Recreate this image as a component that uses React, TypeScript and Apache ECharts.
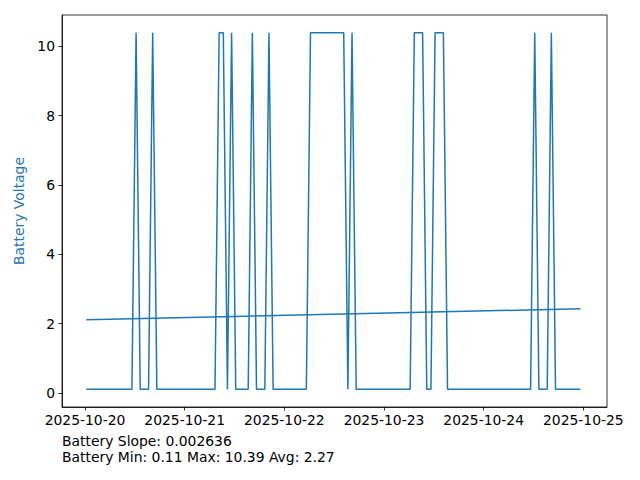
import React, { useEffect, useRef } from "react";
import * as echarts from "echarts";

// Hours since 2025-10-20 00:00 of the first sample; samples are hourly
const firstSampleHour = 0.3;
const dayTickHours = [0, 24, 48, 72, 96, 120];
const dayLabels = ["2025-10-20", "2025-10-21", "2025-10-22", "2025-10-23", "2025-10-24", "2025-10-25"];
const yTicks = [0, 2, 4, 6, 8, 10];

const voltage = [
  0.11, 0.11, 0.11, 0.11, 0.11, 0.11, 0.11, 0.11, 0.11, 0.11, 0.11, 0.11,
  10.39, 0.11, 0.11, 0.11, 10.39, 0.11, 0.11, 0.11, 0.11, 0.11, 0.11, 0.11,
  0.11, 0.11, 0.11, 0.11, 0.11, 0.11, 0.11, 0.11, 10.39, 10.39, 0.11, 10.39,
  0.11, 0.11, 0.11, 0.11, 10.39, 0.11, 0.11, 0.11, 10.39, 0.11, 0.11, 0.11,
  0.11, 0.11, 0.11, 0.11, 0.11, 0.11, 10.39, 10.39, 10.39, 10.39, 10.39, 10.39,
  10.39, 10.39, 10.39, 0.11, 10.39, 0.11, 0.11, 0.11, 0.11, 0.11, 0.11, 0.11,
  0.11, 0.11, 0.11, 0.11, 0.11, 0.11, 0.11, 10.39, 10.39, 10.39, 0.11, 0.11,
  10.39, 10.39, 10.39, 0.11, 0.11, 0.11, 0.11, 0.11, 0.11, 0.11, 0.11, 0.11,
  0.11, 0.11, 0.11, 0.11, 0.11, 0.11, 0.11, 0.11, 0.11, 0.11, 0.11, 0.11,
  10.39, 0.11, 0.11, 0.11, 10.39, 0.11, 0.11, 0.11, 0.11, 0.11, 0.11, 0.11,
];

const trendHours = [0.3, 119.3];
const trendValues = [2.11, 2.43];

const infoLines = ["Battery Slope: 0.002636", "Battery Min: 0.11 Max: 10.39 Avg: 2.27"];

const FONT = '"DejaVu Sans", sans-serif';
const BLUE = "#1f77b4";

export default function App() {
  const ref = useRef<HTMLDivElement>(null);
  useEffect(() => {
    if (!ref.current) return;
    const chart = echarts.init(ref.current, undefined, { renderer: "svg" });
    chart.setOption({
      animation: false,
      backgroundColor: "#ffffff",
      grid: {
        left: 62,
        right: 33,
        top: 15,
        bottom: 73,
        show: true,
        borderColor: "#000",
        borderWidth: 0.8,
        backgroundColor: "transparent",
      },
      xAxis: {
        type: "value",
        min: -5.54,
        max: 125.7,
        axisLine: { show: true, onZero: false, lineStyle: { color: "#000", width: 0.8 } },
        axisTick: {
          show: true,
          inside: false,
          length: 3.5,
          lineStyle: { color: "#000", width: 0.8 },
          customValues: dayTickHours,
        },
        axisLabel: {
          show: true,
          margin: 6,
          color: "#000",
          fontFamily: FONT,
          fontSize: 13.9,
          customValues: dayTickHours,
          formatter: (v: number) => {
            const i = dayTickHours.indexOf(Math.round(v));
            return i >= 0 ? dayLabels[i] : "";
          },
        },
        splitLine: { show: false },
      },
      yAxis: {
        type: "value",
        min: -0.404,
        max: 10.904,
        name: "Battery Voltage",
        nameLocation: "middle",
        nameGap: 33,
        nameTextStyle: { color: BLUE, fontFamily: FONT, fontSize: 13.9 },
        axisLine: { show: true, onZero: false, lineStyle: { color: "#000", width: 0.8 } },
        axisTick: {
          show: true,
          inside: false,
          length: 3.5,
          lineStyle: { color: "#000", width: 0.8 },
          customValues: yTicks,
        },
        axisLabel: {
          show: true,
          margin: 7,
          color: "#000",
          fontFamily: FONT,
          fontSize: 13.9,
          customValues: yTicks,
          formatter: (v: number) => String(Math.round(v)),
        },
        splitLine: { show: false },
      },
      series: [
        {
          type: "line",
          data: voltage.map((v, i) => [firstSampleHour + i, v]),
          showSymbol: false,
          symbol: "none",
          lineStyle: { color: BLUE, width: 1.5 },
          itemStyle: { color: BLUE },
        },
        {
          type: "line",
          data: trendHours.map((h, i) => [h, trendValues[i]]),
          showSymbol: false,
          symbol: "none",
          lineStyle: { color: BLUE, width: 1.5 },
          itemStyle: { color: BLUE },
        },
      ],
      graphic: infoLines.map((t, i) => ({
        type: "text",
        left: 62,
        top: 434 + i * 16,
        style: { text: t, font: `13.9px ${FONT}`, fill: "#000" },
      })),
    });
    return () => chart.dispose();
  }, []);
  return (
    <div
      ref={ref}
      style={{ position: "absolute", left: 0, top: 0, width: 640, height: 480 }}
    />
  );
}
----
*Written request*. Your answer should be only the number of lines that hold the word "React".

*The output*. 2